Mensk has been forced to reduce pensions over the last six months, and it has frozen wages and salaries, especially difficult that inflation is far higher than the 10 to 12 percent that the Belarusian government claims and that is hitting people at all levels of the income pyramid because of the rising cost of the standard market basket of goods.
Meanwhile, Baranchik says, the country’s gold reserve has fallen by 50 percent to only 11 billion US dollars, and it faces the threat of even greater losses if Moscow routes oil across Ukraine rather than Belarus and thus stops paying the transit fees on which Lukashenka and his regime have relied.
Moscow has a particular interest in cutting back these payments because of “the adventurist foreign economic projects” Mensk has gotten involved with, including the purchase of Venezuelan oil, a product it doesn’t need and now can’t sell either to Europe or to Ukraine, following Kyiv’s rapprochement with the Russian Federation.

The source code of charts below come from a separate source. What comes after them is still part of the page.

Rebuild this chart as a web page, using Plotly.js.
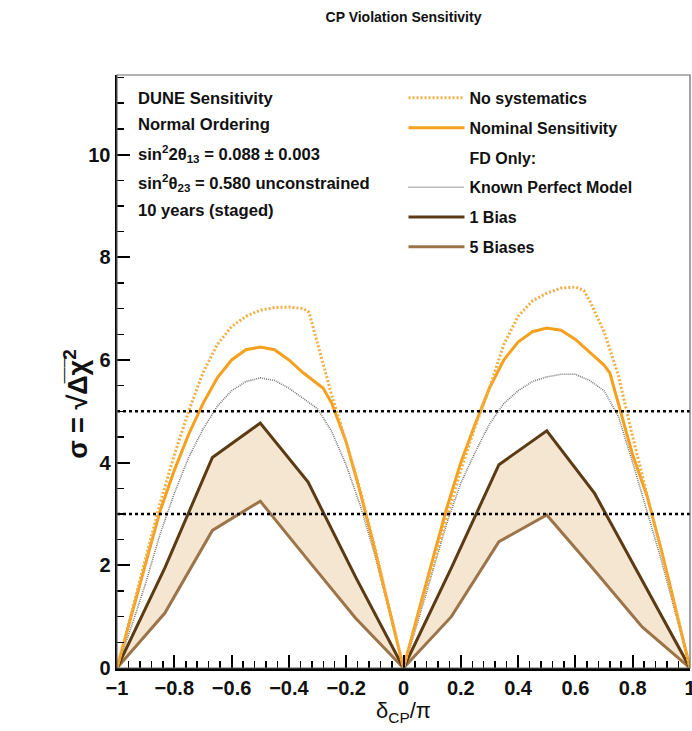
<!DOCTYPE html>
<html>
<head>
<meta charset="utf-8">
<script src="https://cdn.plot.ly/plotly-3.0.1.min.js"></script>
<style>html,body{margin:0;padding:0;background:#fff;}#chart{width:692px;height:731px;}</style>
</head>
<body>
<div id="chart"></div>
<script>
// ---- data (delta_CP / pi, sigma) ----
const noSystX = [-1,-0.95,-0.9,-0.85,-0.8,-0.75,-0.7,-0.65,-0.6,-0.55,-0.5,-0.45,-0.4,-0.35,-0.33,-0.3,-0.25,-0.2,-0.15,-0.1,-0.05,0,
                 0.05,0.1,0.15,0.2,0.25,0.3,0.35,0.4,0.45,0.5,0.55,0.6,0.63,0.65,0.7,0.75,0.8,0.85,0.9,0.95,1];
const noSystY = [0,1.05,2.1,3.2,4.15,5.0,5.75,6.3,6.65,6.85,6.97,7.02,7.03,7.0,6.93,6.3,5.3,4.4,3.45,2.35,1.2,0,
                 1.0,1.95,2.95,3.85,4.7,5.45,6.3,6.85,7.15,7.3,7.4,7.42,7.35,7.15,6.55,5.7,4.5,3.4,2.3,1.15,0];

const nominalX = [-1,-0.95,-0.9,-0.85,-0.8,-0.75,-0.7,-0.65,-0.6,-0.55,-0.5,-0.45,-0.4,-0.35,-0.28,-0.25,-0.2,-0.15,-0.1,-0.05,0,
                  0.05,0.1,0.15,0.2,0.25,0.3,0.35,0.4,0.45,0.5,0.55,0.6,0.65,0.7,0.72,0.75,0.8,0.85,0.9,0.95,1];
const nominalY = [0,1.0,2.0,3.05,3.85,4.55,5.15,5.65,6.0,6.2,6.25,6.2,6.0,5.75,5.45,5.15,4.4,3.4,2.3,1.15,0,
                  1.05,2.1,3.1,4.0,4.75,5.45,6.0,6.35,6.55,6.62,6.58,6.4,6.15,5.9,5.75,5.15,4.15,3.35,2.3,1.15,0];

const kpmX = [-1,-0.95,-0.9,-0.85,-0.8,-0.75,-0.7,-0.65,-0.6,-0.55,-0.5,-0.45,-0.4,-0.35,-0.3,-0.25,-0.2,-0.15,-0.1,-0.05,0,
              0.05,0.1,0.15,0.2,0.25,0.3,0.35,0.4,0.45,0.5,0.55,0.6,0.65,0.7,0.75,0.8,0.85,0.9,0.95,1];
const kpmY = [0,0.8,1.65,2.6,3.4,4.1,4.65,5.1,5.4,5.58,5.65,5.6,5.45,5.25,5.05,4.6,3.95,3.15,2.2,1.1,0,
              0.9,1.85,2.8,3.6,4.2,4.75,5.15,5.4,5.58,5.67,5.72,5.72,5.6,5.4,4.9,4.0,3.05,2.1,1.05,0];

const biasX = [-1,-0.833,-0.667,-0.5,-0.333,-0.167,0,0.167,0.333,0.5,0.667,0.833,1];
const oneBiasY = [0,1.95,4.1,4.77,3.62,1.77,0,1.95,3.96,4.62,3.4,1.69,0];
const fiveBiasY = [0,1.07,2.68,3.25,2.1,0.97,0,1.0,2.46,2.98,1.9,0.8,0];

const sigmaLevels = [3, 5];

const infoLines = [
  "DUNE Sensitivity",
  "Normal Ordering",
  "sin<sup>2</sup>2θ<sub>13</sub> = 0.088 ± 0.003",
  "sin<sup>2</sup>θ<sub>23</sub> = 0.580 unconstrained",
  "10 years (staged)"
];
const legendNames = ["No systematics","Nominal Sensitivity","FD Only:","Known Perfect Model","1 Bias","5 Biases"];

const xTickVals = [-1,-0.8,-0.6,-0.4,-0.2,0,0.2,0.4,0.6,0.8,1];
const xTickText = ["\u22121","\u22120.8","\u22120.6","\u22120.4","\u22120.2","0","0.2","0.4","0.6","0.8","1"];
const yTickVals = [0,2,4,6,8,10];
const yTickText = ["0","2","4","6","8","10"];

// ---- styles ----
const FONT = "Liberation Sans, Arial, Helvetica, sans-serif";
const cNoSyst = "#F2AE45";
const cNominal = "#F5A01E";
const cKPM = "#7a7a7a";
const cOne = "#5C3B14";
const cFive = "#9C7449";
const cFill = "rgba(238,214,178,0.6)";

const traces = [
  { // band between 1 Bias and 5 Biases
    x: biasX.concat(biasX.slice().reverse()),
    y: oneBiasY.concat(fiveBiasY.slice().reverse()),
    mode: "lines", fill: "toself", fillcolor: cFill,
    line: {width: 0}, showlegend: false, hoverinfo: "skip"
  },
  {x: kpmX, y: kpmY, mode: "lines", name: "<b>" + legendNames[3] + "</b>", legendrank: 4, legendgroup: "g4",
   line: {color: cKPM, width: 1.6, dash: "1px,1px"}},
  {x: biasX, y: fiveBiasY, mode: "lines", name: "<b>" + legendNames[5] + "</b>", legendrank: 6, legendgroup: "g6",
   line: {color: cFive, width: 3}},
  {x: biasX, y: oneBiasY, mode: "lines", name: "<b>" + legendNames[4] + "</b>", legendrank: 5, legendgroup: "g5",
   line: {color: cOne, width: 3}},
  {x: nominalX, y: nominalY, mode: "lines", name: "<b>" + legendNames[1] + "</b>", legendrank: 2, legendgroup: "g2",
   line: {color: cNominal, width: 3}},
  {x: noSystX, y: noSystY, mode: "lines", name: "<b>" + legendNames[0] + "</b>", legendrank: 1, legendgroup: "g1",
   line: {color: cNoSyst, width: 3, dash: "2px,2px"}},
  {x: [null], y: [null], mode: "lines", name: "<b>" + legendNames[2] + "</b>", legendrank: 3, legendgroup: "g3",
   line: {color: "rgba(0,0,0,0)", width: 0}}
];

const shapes = sigmaLevels.map(v => ({
  type: "line", xref: "x", yref: "y", x0: -1, x1: 1, y0: v, y1: v,
  line: {color: "#000", width: 2.5, dash: "3px,3px"}, layer: "above"
}));
shapes.push({type: "rect", xref: "paper", yref: "paper", x0: 0, x1: 1, y0: 0, y1: 1,
  line: {color: "#666", width: 1.2}, layer: "above"});

const infoY = [0.961, 0.917, 0.868, 0.818, 0.771];
const annotations = infoLines.map((t, i) => ({
  text: "<b>" + t + "</b>", xref: "paper", yref: "paper", x: 0.033, y: infoY[i],
  xanchor: "left", yanchor: "middle", showarrow: false,
  font: {family: FONT, size: 16.6, color: "#111"}
}));
// y-axis title, placed like the reference
annotations.push({
  text: "<b>σ = √Δ̅χ̅<sup>2</sup></b>", xref: "paper", yref: "paper",
  x: -0.072, y: 0.445, xanchor: "center", yanchor: "middle", textangle: -90, showarrow: false,
  font: {family: FONT, size: 27, color: "#111"}
});

const layout = {
  width: 692, height: 731,
  margin: {l: 117, r: 2, t: 75, b: 63},
  paper_bgcolor: "#fff", plot_bgcolor: "#fff",
  title: {text: "<b>CP Violation Sensitivity</b>", x: 0.5, xref: "paper", y: 0.977, yanchor: "middle",
          font: {family: FONT, size: 14, color: "#111"}},
  xaxis: {
    range: [-1, 1], showgrid: false, zeroline: false,
    tickmode: "array", tickvals: xTickVals, ticktext: xTickText.map(t => "<b>" + t + "</b>"),
    ticks: "inside", ticklen: 13, tickwidth: 2, tickcolor: "#000",
    showline: true, linecolor: "#000", linewidth: 2.5, ticklabeloverflow: "allow",
    minor: {dtick: 0.04, ticks: "inside", ticklen: 7, tickwidth: 1.5, tickcolor: "#000", showgrid: false},
    tickfont: {family: FONT, size: 20, color: "#111"},
    title: {text: "δ<sub>CP</sub>/π", font: {family: FONT, size: 22, color: "#111"}, standoff: 2}
  },
  yaxis: {
    range: [0, 11.55], showgrid: false, zeroline: false,
    tickmode: "array", tickvals: yTickVals, ticktext: yTickText.map(t => "<b>" + t + "</b>"),
    ticks: "inside", ticklen: 13, tickwidth: 2, tickcolor: "#000",
    showline: true, linecolor: "#000", linewidth: 2.5,
    minor: {dtick: 0.5, ticks: "inside", ticklen: 7, tickwidth: 1.5, tickcolor: "#000", showgrid: false},
    tickfont: {family: FONT, size: 20, color: "#111"}
  },
  showlegend: true,
  legend: {
    x: 0.5, y: 0.99, xanchor: "left", yanchor: "top",
    bgcolor: "rgba(0,0,0,0)", borderwidth: 0,
    traceorder: "grouped", tracegroupgap: 6, itemwidth: 56,
    font: {family: FONT, size: 16, color: "#111"}
  },
  shapes: shapes,
  annotations: annotations
};

Plotly.newPlot("chart", traces, layout, {staticPlot: true, displayModeBar: false});
</script>
</body>
</html>
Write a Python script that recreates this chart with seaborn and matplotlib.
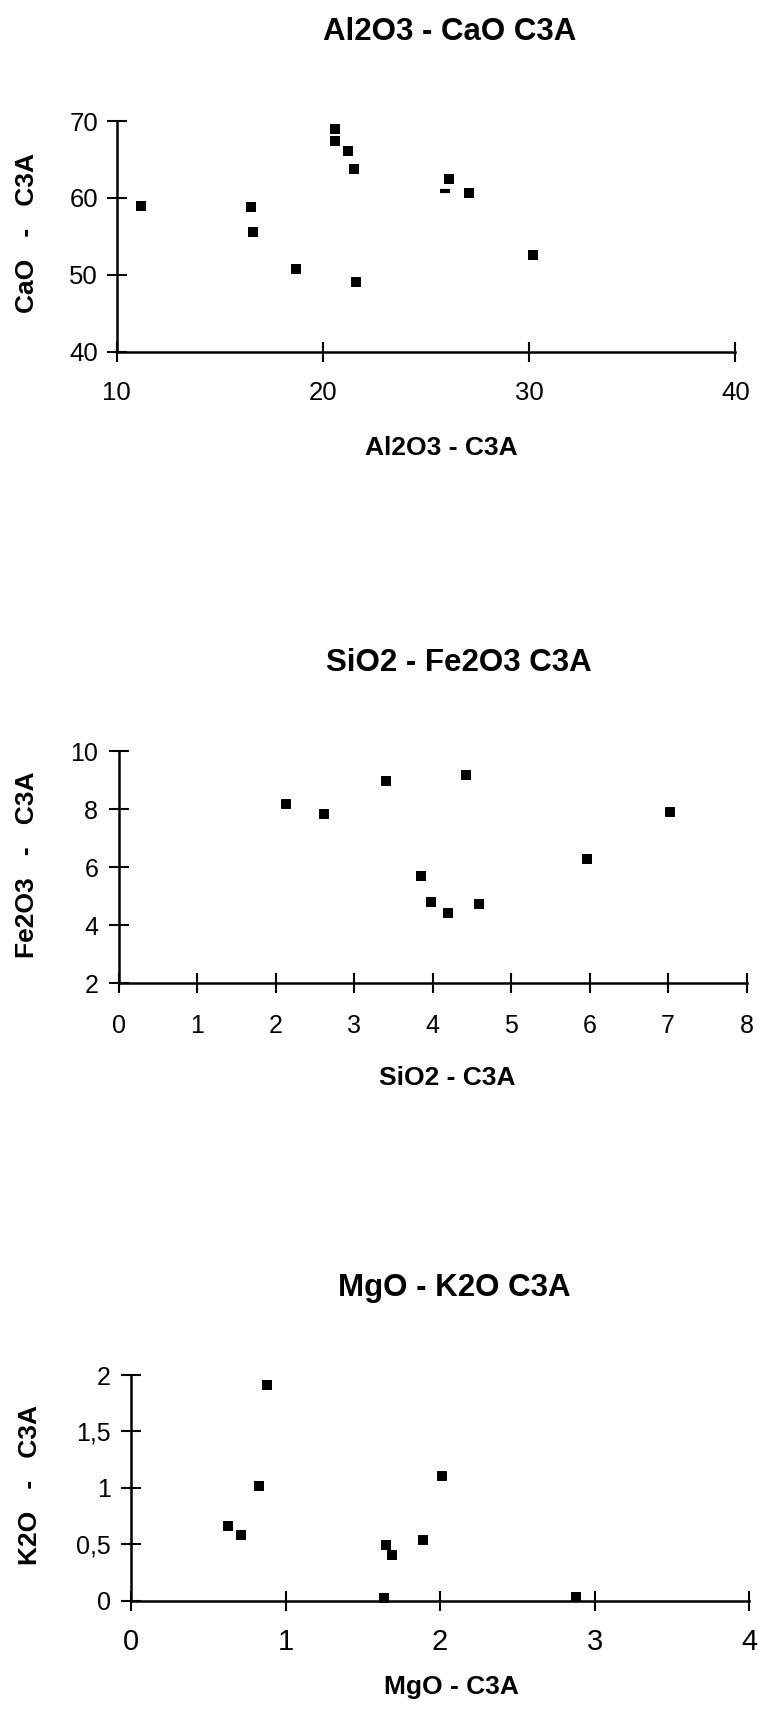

Even if Moscow does not stop all transit of oil, the Russian government this year will end its transfer of three to five billion US dollars a year. “Next year, these funds will not be coming” to Mensk. That almost certainly means that the standard of living of Belarusians will fall and that some of them will step up their efforts to oust Lukashenka.
In that event, Moscow would be unlikely to do anything to help the incumbent president, especially since he has refused to go along with Russian policy on many questions and has not shown any interest in building the union state with the Russian Federation that Belarusians have twice voted for.
Indeed, there have been rumors that Moscow might even be interested in orchestrating Lukashenka’s ouster (www.nr2.ru/policy/283265.html), although the likelihood that a successor to Lukashenka would be more pro-Russian and more anti-European than he has been off and on is far from certain.
Consequently, because of these economic trends and his personal fears, Lukashenka is circling the wagons much as the leaders of North Korea have done. But it is clear that his past bet on “economic nationalism” and “self-sufficiency” has not worked and that even before the presidential elections, the Belarusian president may be forced to declare his country in default.